>>>

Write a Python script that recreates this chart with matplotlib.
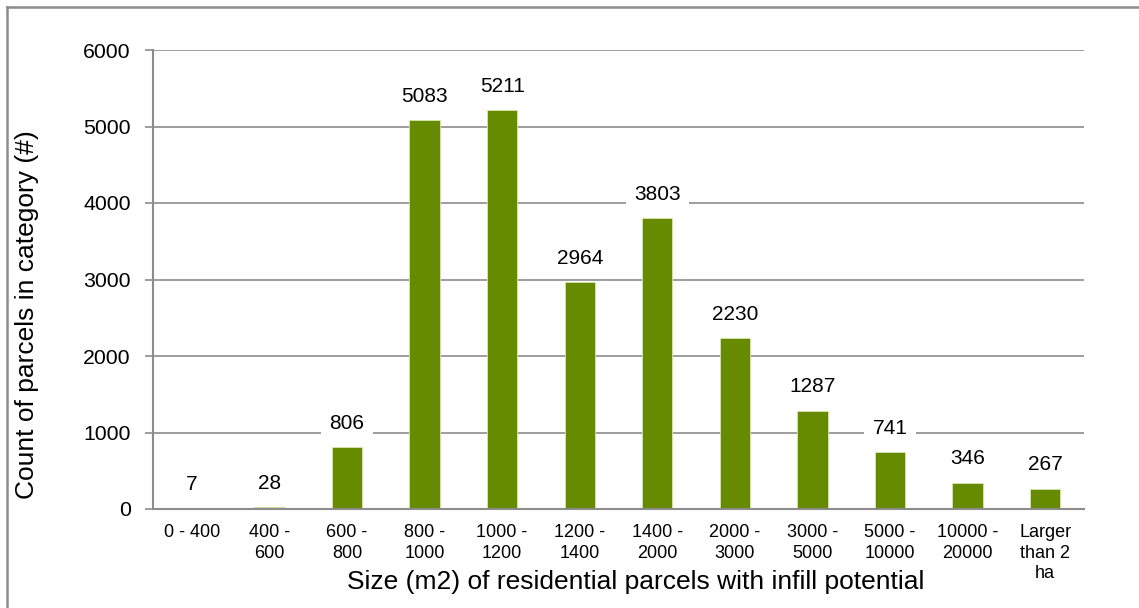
import matplotlib
matplotlib.use("Agg")
import matplotlib.pyplot as plt
from matplotlib.lines import Line2D

categories = ["0 - 400", "400 -\n600", "600 -\n800", "800 -\n1000", "1000 -\n1200",
              "1200 -\n1400", "1400 -\n2000", "2000 -\n3000", "3000 -\n5000",
              "5000 -\n10000", "10000 -\n20000", "Larger\nthan 2\nha"]
counts = [7, 28, 806, 5083, 5211, 2964, 3803, 2230, 1287, 741, 346, 267]
yticks = [0, 1000, 2000, 3000, 4000, 5000, 6000]

plt.rcParams['font.family'] = ['Liberation Sans', 'DejaVu Sans']
W, H = 1139, 608
fig = plt.figure(figsize=(W/100, H/100), dpi=100)
ax = fig.add_axes([153/W, 1-509/H, (1084-153)/W, (509-50)/H])

x = list(range(len(categories)))
ax.bar(x, counts, width=0.39, color="#668a00", edgecolor="#d8e6b0", linewidth=0.6, zorder=3)
ax.set_xlim(-0.5, len(categories)-0.5)
ax.set_ylim(0, 6000)
ax.set_yticks(yticks)
ax.set_yticklabels([str(t) for t in yticks], fontsize=15.3)
ax.yaxis.grid(True, color="#8c8c8c", linewidth=1.2, zorder=0)
ax.set_xticks(x)
ax.set_xticklabels(categories, fontsize=13, linespacing=1.27, va="top")
ax.tick_params(axis='x', length=0, pad=11)
ax.tick_params(axis='y', length=6, color="#8c8c8c", width=1.2, pad=10)
for s in ["top", "right"]:
    ax.spines[s].set_visible(False)
for s in ["left", "bottom"]:
    ax.spines[s].set_color("#8c8c8c")
    ax.spines[s].set_linewidth(1.5)
ax.spines["bottom"].set_zorder(4)

for xi, v in zip(x, counts):
    ax.annotate(str(v), (xi, v), xytext=(0, 17), textcoords="offset points",
                ha="center", va="center", fontsize=15, zorder=5,
                bbox=dict(boxstyle="square,pad=0.4", fc="white", ec="none"))

fig.text(27/W, 1-315/H, "Count of parcels in category (#)", fontsize=19, rotation=90,
         ha="center", va="center")
fig.text(636/W, 1-582/H, "Size (m2) of residential parcels with infill potential", fontsize=19,
         ha="center", va="center")

fig.add_artist(Line2D([7/W, 7/W], [0, 1-7/H], transform=fig.transFigure, color="#8c8c8c", lw=1.8))
fig.add_artist(Line2D([7/W, 1], [1-7/H, 1-7/H], transform=fig.transFigure, color="#8c8c8c", lw=1.8))
fig.savefig("out.png", dpi=100)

<<<

Repeat only what lies between the start of the data and the end of the line containing "ax = fig.add_axes([153/W, 1-509/H, (1084-153)/W, (509-50)/H])", exactly, with pictures left out.

Write a Python script that recreates this chart with matplotlib.
import matplotlib
matplotlib.use("Agg")
import matplotlib.pyplot as plt
from matplotlib.lines import Line2D

categories = ["0 - 400", "400 -\n600", "600 -\n800", "800 -\n1000", "1000 -\n1200",
              "1200 -\n1400", "1400 -\n2000", "2000 -\n3000", "3000 -\n5000",
              "5000 -\n10000", "10000 -\n20000", "Larger\nthan 2\nha"]
counts = [7, 28, 806, 5083, 5211, 2964, 3803, 2230, 1287, 741, 346, 267]
yticks = [0, 1000, 2000, 3000, 4000, 5000, 6000]

plt.rcParams['font.family'] = ['Liberation Sans', 'DejaVu Sans']
W, H = 1139, 608
fig = plt.figure(figsize=(W/100, H/100), dpi=100)
ax = fig.add_axes([153/W, 1-509/H, (1084-153)/W, (509-50)/H])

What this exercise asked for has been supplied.